In years when prices are low, margins are also low, and companies have the lowest operating costs are the ones that survive to enjoy the next upswing in prices. A key to maintaining low operating costs is the proper application of technology in our business.

The best engineering and operations work cannot mitigate all of the risks faced by midstream companies in unconventional gas plays. Some assets cannot be designed in a modular fashion economically and cannot be moved to another area if production is not realized. The only way to minimize the risks with these types of assets is contractually.

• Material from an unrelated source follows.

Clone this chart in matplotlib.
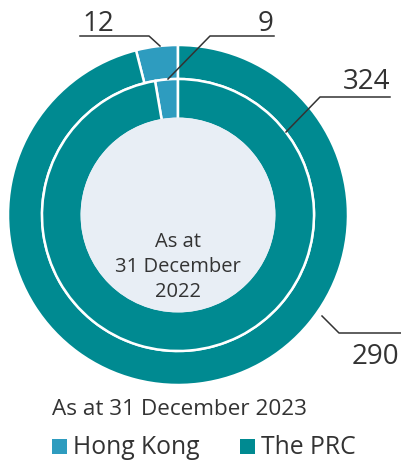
import matplotlib
matplotlib.use('Agg')
import matplotlib.pyplot as plt
from matplotlib.patches import Circle, Rectangle

categories = ['Hong Kong', 'The PRC']
values_2023 = [12, 290]
values_2022 = [9, 324]
center_label = ['As at', '31 December', '2022']
caption = 'As at 31 December 2023'

colors = ['#2e9cbf', '#008a91']
text_color = '#333333'
plt.rcParams['font.family'] = ['Open Sans', 'DejaVu Sans']

W, H = 402, 463
fig = plt.figure(figsize=(W / 100, H / 100), dpi=100)
ax = fig.add_axes([0, 0, 1, 1])


def Y(y):
    return H - y


cx, cy = 178, Y(215)
ax.pie(values_2023, colors=colors, radius=170, center=(cx, cy), startangle=90,
       counterclock=True, wedgeprops=dict(width=34, edgecolor='white', linewidth=1.8))
ax.pie(values_2022, colors=colors, radius=136, center=(cx, cy), startangle=90,
       counterclock=True, wedgeprops=dict(width=40, edgecolor='white', linewidth=1.8))
ax.add_patch(Circle((cx, cy), 97.5, facecolor='#e8eef5', edgecolor='none', zorder=5))
for i, line in enumerate(center_label):
    ax.text(cx, Y(247 + 25 * i), line, ha='center', va='baseline', fontsize=14.5,
            color=text_color, zorder=6)

ax.set_xlim(0, W)
ax.set_ylim(0, H)
ax.set_aspect('equal')
ax.axis('off')

lc = '#333333'
lw = 1.1
# 12 (outer HK)
ax.plot([80, 149, 160], [Y(36), Y(36), Y(46)], color=lc, lw=lw, zorder=7)
ax.text(114, Y(31), str(values_2023[0]), ha='right', va='baseline', fontsize=20, color=text_color)
# 9 (inner HK)
ax.plot([274, 210, 168], [Y(36), Y(36), Y(79)], color=lc, lw=lw, zorder=7)
ax.text(274, Y(31), str(values_2022[0]), ha='right', va='baseline', fontsize=20, color=text_color)
# 324 (inner PRC)
ax.plot([390, 320, 286], [Y(97), Y(97), Y(132)], color=lc, lw=lw, zorder=7)
ax.text(390, Y(89), str(values_2022[1]), ha='right', va='baseline', fontsize=20, color=text_color)
# 290 (outer PRC)
ax.plot([322, 339, 401], [Y(316), Y(333), Y(333)], color=lc, lw=lw, zorder=7)
ax.text(399, Y(364), str(values_2023[1]), ha='right', va='baseline', fontsize=20, color=text_color)

ax.text(52, Y(415), caption, ha='left', va='baseline', fontsize=16.2, color=text_color)

leg_x = [52, 240]
for i, name in enumerate(categories):
    ax.add_patch(Rectangle((leg_x[i], Y(454)), 15, 15, facecolor=colors[i], edgecolor='none'))
    ax.text(leg_x[i] + 21, Y(454), name, ha='left', va='baseline', fontsize=17.8, color=text_color)

fig.savefig('out.png', dpi=100)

The costs for laying pipelines, site preparation, foundation work and electrical infrastructure installation can only be mitigated for a midstream company via the contractual agreement with a production company. The temptation for midstream companies is to attempt to have all capital cost risk-mitigated via aid-in-construction, throughput guarantees or financial indemnities. However, this strategy often encourages production companies to build their own midstream infrastructure, which can create a competitor.

The companies that best understand the risks involved with grassroots plays can effectively mitigate those risks through engineering design, and that can craft the more workable contract schemes will be those companies that are able to most greatly profit from unconventional gas developments.

The development of unconventional gas and oil plays has transformed our industry over the past decade, and this transformation will only continue in future years. Companies that best understand the characteristics of these plays understand how to design infrastructure and equipment to mitigate the risks associated with these plays and that can craft contracts with producers that can mitigate the unavoidable capital risks will succeed in this new environment.